An opposition-based atom search optimization algorithm for automatic voltage regulator system

This article presents a modified version of atom search optimization (ASO) algorithm that uses the opposition-based learning (OBL) to improve the search space exploration. OBL is a commonly used machine learning strategy for increasing the performance of meta-heuristic algorithms. As a new design method, the opposition-based ASO (OBASO) algorithm was proposed for the first time in determining the optimum values of the proportional-integral-derivative plus second order derivative (PIDD2) controller parameters in an automatic voltage regulator (AVR) system. In the design problem, a new objective function, including the integral of time-weighted squared error (ITSE) and overshoot all together, was optimized with the proposed OBASO algorithm to find the best values of the PIDD2 controller parameters. The performance of the proposed OBASO tuned PIDD2 (OBASO-PIDD2) controller is compared to that of the classic ASO tuned PIDD2 (ASO-PIDD2) controller as well as the PID, fractional order PID (FOPID) and PIDD2 controllers tuned with modern meta-heuristic algorithms.

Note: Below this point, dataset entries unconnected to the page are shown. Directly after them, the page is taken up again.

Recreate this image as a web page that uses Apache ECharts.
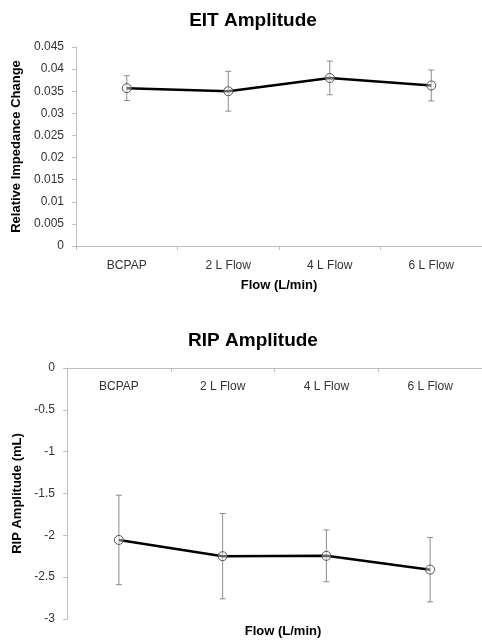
<!DOCTYPE html>
<html>
<head>
<meta charset="utf-8">
<script src="https://cdn.jsdelivr.net/npm/echarts@6/dist/echarts.min.js"></script>
<style>html,body{margin:0;padding:0;background:#fff;}#c{width:482px;height:641px;}</style>
</head>
<body>
<div id="c"></div>
<script>
var categories = ['BCPAP', '2 L Flow', '4 L Flow', '6 L Flow'];
var eitMean = [0.0357, 0.0350, 0.0380, 0.0363];
var eitErr = [0.0028, 0.0045, 0.0038, 0.0035];
var ripMean = [-2.055, -2.249, -2.245, -2.41];
var ripErr = [0.535, 0.51, 0.31, 0.385];
var eitTicks = {min: 0, max: 0.045, interval: 0.005};
var ripTicks = {min: -3, max: 0, interval: 0.5};

var FONT = 'Liberation Sans';
var axisGray = '#bfbfbf';
var labelColor = '#333333';

function errData(mean, err) {
  return mean.map(function (m, i) { return [i, m - err[i], m + err[i]]; });
}
function errRender(params, api) {
  var x = api.value(0);
  var lo = api.coord([x, api.value(1)]);
  var hi = api.coord([x, api.value(2)]);
  var cap = 3;
  var st = {stroke: '#8c8c8c', lineWidth: 1};
  return {
    type: 'group',
    children: [
      {type: 'line', shape: {x1: lo[0], y1: lo[1], x2: hi[0], y2: hi[1]}, style: st},
      {type: 'line', shape: {x1: lo[0] - cap, y1: lo[1], x2: lo[0] + cap, y2: lo[1]}, style: st},
      {type: 'line', shape: {x1: hi[0] - cap, y1: hi[1], x2: hi[0] + cap, y2: hi[1]}, style: st}
    ]
  };
}

var markerStyle = {color: 'rgba(255,255,255,0.4)', borderColor: '#555555', borderWidth: 1};

var chart = echarts.init(document.getElementById('c'), null, {renderer: 'canvas'});
chart.setOption({
  backgroundColor: '#fff',
  animation: false,
  title: [
    {text: 'EIT Amplitude', left: 248, top: 6, textAlign: 'center',
     textStyle: {fontFamily: FONT, fontWeight: 'bold', fontSize: 19, color: '#000'}},
    {text: 'RIP Amplitude', left: 248, top: 326, textAlign: 'center',
     textStyle: {fontFamily: FONT, fontWeight: 'bold', fontSize: 19, color: '#000'}},
    {text: 'Flow (L/min)', left: 278, top: 620, textAlign: 'center',
     textStyle: {fontFamily: FONT, fontWeight: 'bold', fontSize: 13, color: '#000'}}
  ],
  grid: [
    {left: 76, top: 47, width: 406, height: 199},
    {left: 67, top: 368, width: 415, height: 251}
  ],
  xAxis: [
    {type: 'category', gridIndex: 0, data: categories, boundaryGap: true,
     axisLine: {lineStyle: {color: axisGray, width: 1}},
     axisTick: {show: true, length: 4, lineStyle: {color: axisGray}},
     axisLabel: {fontFamily: FONT, fontSize: 12, color: labelColor, margin: 14},
     name: 'Flow (L/min)', nameLocation: 'middle', nameGap: 33,
     nameTextStyle: {fontFamily: FONT, fontWeight: 'bold', fontSize: 13, color: '#000'}},
    {type: 'category', gridIndex: 1, data: categories, boundaryGap: true, position: 'top',
     axisLine: {onZero: false, lineStyle: {color: axisGray, width: 1}},
     axisTick: {show: true, inside: true, length: 4, lineStyle: {color: axisGray}},
     axisLabel: {inside: true, fontFamily: FONT, fontSize: 12, color: labelColor, margin: 13}}
  ],
  yAxis: [
    {type: 'value', gridIndex: 0, min: eitTicks.min, max: eitTicks.max, interval: eitTicks.interval,
     splitLine: {show: false},
     axisLine: {show: true, lineStyle: {color: axisGray}},
     axisTick: {show: true, length: 4, lineStyle: {color: axisGray}},
     axisLabel: {fontFamily: FONT, fontSize: 12, color: labelColor, margin: 12},
     name: 'Relative Impedance Change', nameLocation: 'middle', nameGap: 49,
     nameTextStyle: {fontFamily: FONT, fontWeight: 'bold', fontSize: 13, color: '#000'}},
    {type: 'value', gridIndex: 1, min: ripTicks.min, max: ripTicks.max, interval: ripTicks.interval,
     splitLine: {show: false},
     axisLine: {show: true, lineStyle: {color: axisGray}},
     axisTick: {show: true, length: 4, lineStyle: {color: axisGray}},
     axisLabel: {fontFamily: FONT, fontSize: 12, color: labelColor, margin: 12},
     name: 'RIP Amplitude (mL)', nameLocation: 'middle', nameGap: 40,
     nameTextStyle: {fontFamily: FONT, fontWeight: 'bold', fontSize: 13, color: '#000'}}
  ],
  series: [
    {type: 'custom', xAxisIndex: 0, yAxisIndex: 0, renderItem: errRender, data: errData(eitMean, eitErr), z: 1},
    {type: 'line', xAxisIndex: 0, yAxisIndex: 0, data: eitMean, z: 2,
     lineStyle: {color: '#000', width: 2.5},
     symbol: 'circle', symbolSize: 9, showSymbol: true,
     itemStyle: markerStyle},
    {type: 'custom', xAxisIndex: 1, yAxisIndex: 1, renderItem: errRender, data: errData(ripMean, ripErr), z: 1},
    {type: 'line', xAxisIndex: 1, yAxisIndex: 1, data: ripMean, z: 2,
     lineStyle: {color: '#000', width: 2.5},
     symbol: 'circle', symbolSize: 9, showSymbol: true,
     itemStyle: markerStyle}
  ]
});
</script>
</body>
</html>
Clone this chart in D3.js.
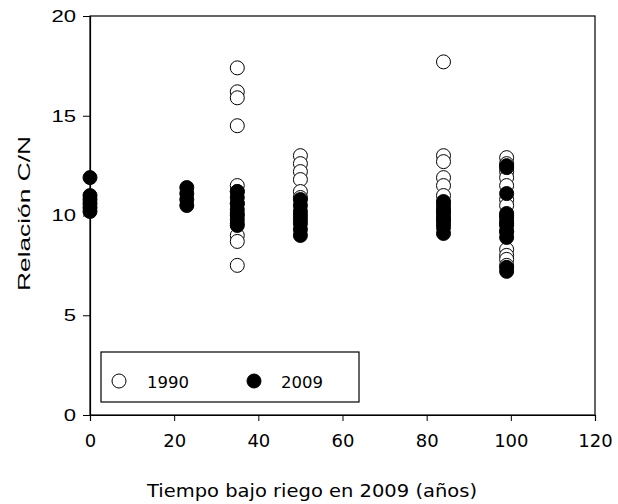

Comparative transient and frequency response analyzes were conducted to assess the stability of the proposed approach. In addition, considering the possible changes in AVR parameters, the robustness of the proposed approach was tested. The extensive simulation results and comparisons with other existing controllers show that the proposed OBASO-PIDD2 controller with a new objective function has a superior control performance and can highly improve the system robustness with respect to model uncertainties.